The latency of an individual transaction or process is best described by a single number, namely the duration of the process in an appropriate unit. When summarising many latency measurements, a good choice is to capture the distribution of the measurements; that is, the minimum, maximum, and the percentiles. The most useful percentiles are typically the median or 50th percentile, and the first few nines - 90th, 99th, and 99.9th. The distribution of trading latencies generally varies significantly over the day, with the greatest spread between minimum and maximum being seen around market-open and -close. As a result, it is often useful to break up the trading day into buckets of a few minutes each, and capture the evolving latency profile with the distribution of latency in each bucket. This makes it easy to produce a time-series of, for example, the 99th percentile over the day. It is tempting to try to summarise a distribution by traditional statistics such as the mean, standard deviation, skewness, and curtosis.
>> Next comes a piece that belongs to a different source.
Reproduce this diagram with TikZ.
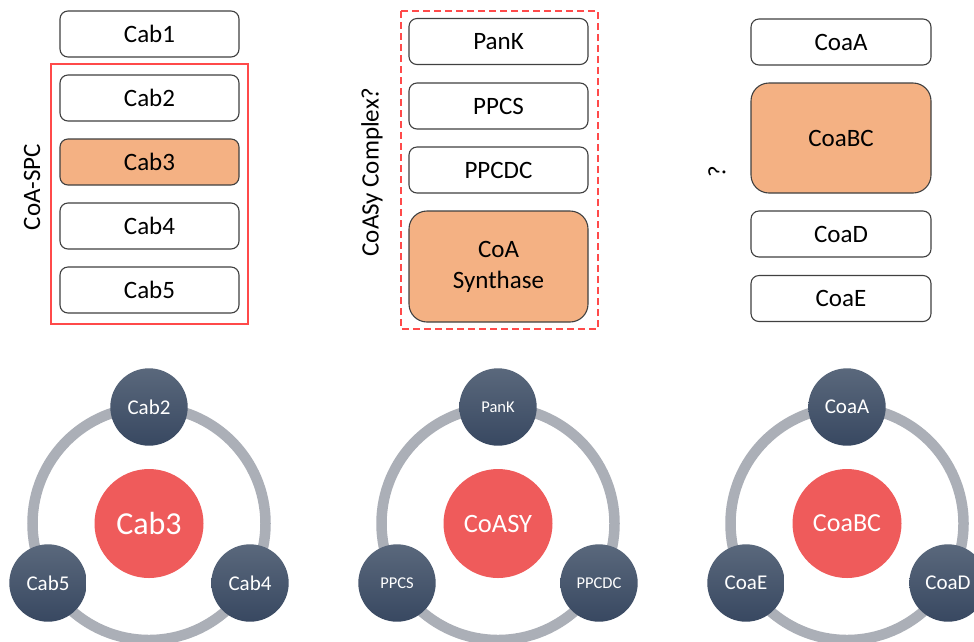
\documentclass[tikz,border=0pt]{standalone}
\usepackage{fontspec}
\setmainfont{Carlito}
\definecolor{boxline}{HTML}{404040}
\definecolor{boxfill}{HTML}{F4B183}
\definecolor{frame}{HTML}{FF4A4A}
\definecolor{ringgray}{HTML}{ABAFB7}
\definecolor{sattop}{HTML}{5A687C}
\definecolor{satbot}{HTML}{384861}
\definecolor{corered}{HTML}{EF5B5B}
\begin{document}
\begin{tikzpicture}[x=1pt,y=-1pt,
  box/.style={draw=boxline, line width=1.1pt, rounded corners=8pt, fill=white,
    minimum width=179pt, minimum height=46pt, inner sep=0pt, align=center,
    font=\fontsize{25}{31}\selectfont},
  hl/.style={fill=boxfill},
  bigbox/.style={box, hl, rounded corners=18pt, minimum height=110pt},
  frm/.style={draw=frame, line width=1.3pt},
  lbl/.style={rotate=90, font=\fontsize{25}{30}\selectfont, inner sep=0pt},
  ring/.style={draw=ringgray, line width=10.5pt},
  sat/.style={circle, minimum size=77.4pt, inner sep=0pt, top color=sattop, bottom color=satbot, text=white},
  core/.style={circle, minimum size=109pt, inner sep=0pt, fill=corered, text=white}
]
\useasboundingbox (0,0) rectangle (974,641);
\clip (0,0) rectangle (974,641);
\fill[white] (0,0) rectangle (974,641);

% ---- left column
\draw[frm] (51,64) rectangle (248,324);
\node[box] (cab1) at (149.5,34) {Cab1};
\node[box] (cab2) at (149.5,98) {Cab2};
\node[box,hl] (cab3) at (149.5,162) {Cab3};
\node[box] (cab4) at (149.5,226) {Cab4};
\node[box] (cab5) at (149.5,290) {Cab5};
\node[lbl] (lspc) at (32,187) {CoA-SPC};

% ---- middle column
\draw[frm, dash pattern=on 7pt off 4pt] (401,11) rectangle (598,329);
\node[box] (pank) at (498.5,41.5) {PanK};
\node[box] (ppcs) at (498.5,106) {PPCS};
\node[box] (ppcdc) at (498.5,170) {PPCDC};
\node[bigbox, minimum height=111pt] (coasyn) at (498.5,266.5) {CoA\\Synthase};
\node[lbl] (lcoasy) at (372,172) {CoASy Complex?};

% ---- right column
\node[box, minimum width=180pt] (coaa) at (841,42) {CoaA};
\node[bigbox, minimum width=180pt] (coabc) at (841,138) {CoaBC};
\node[box, minimum width=180pt] (coad) at (841,234) {CoaD};
\node[box, minimum width=180pt] (coae) at (841,298.5) {CoaE};
\node[lbl] (lq) at (717,172) {?};

% ---- bottom ring diagrams
\draw[ring] (149,523.5) circle (116.5);
\node[core, font=\fontsize{32}{36}\selectfont] (c1) at (149,523.5) {Cab3};
\node[sat, font=\fontsize{21}{24}\selectfont] (s12) at (149,407) {Cab2};
\node[sat, font=\fontsize{21}{24}\selectfont] (s15) at (48,583) {Cab5};
\node[sat, font=\fontsize{21}{24}\selectfont] (s14) at (250,583) {Cab4};

\draw[ring] (498,523.5) circle (116.5);
\node[core, font=\fontsize{26.5}{30}\selectfont] (c2) at (498,523.5) {CoASY};
\node[sat, font=\fontsize{16.5}{20}\selectfont] (s2a) at (498,407) {PanK};
\node[sat, font=\fontsize{16.5}{20}\selectfont] (s2b) at (397,583) {PPCS};
\node[sat, font=\fontsize{16.5}{20}\selectfont] (s2c) at (599,583) {PPCDC};

\draw[ring] (847,523.5) circle (116.5);
\node[core, font=\fontsize{26}{30}\selectfont] (c3) at (847,523.5) {CoaBC};
\node[sat, font=\fontsize{21}{24}\selectfont] (s3a) at (847,407) {CoaA};
\node[sat, font=\fontsize{21}{24}\selectfont] (s3e) at (746,583) {CoaE};
\node[sat, font=\fontsize{21}{24}\selectfont] (s3d) at (948,583) {CoaD};
\end{tikzpicture}
\end{document}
However these statistics are most meaningful when the underlying data follows a normal (Gaussian) distribution, or close to normal. In contrast, even simple latency distributions are often heavily skewed with a clear minimum and fluctuations and outliers, and realistic data are often multimodal. As a result, the traditional statistics offer very little value in capturing or describing latency, and raw percentiles are generally much more effective.
What is the best way to describe latency?
The latency of an individual transaction or process is best described by a single number, namely the duration of the process in an appropriate unit.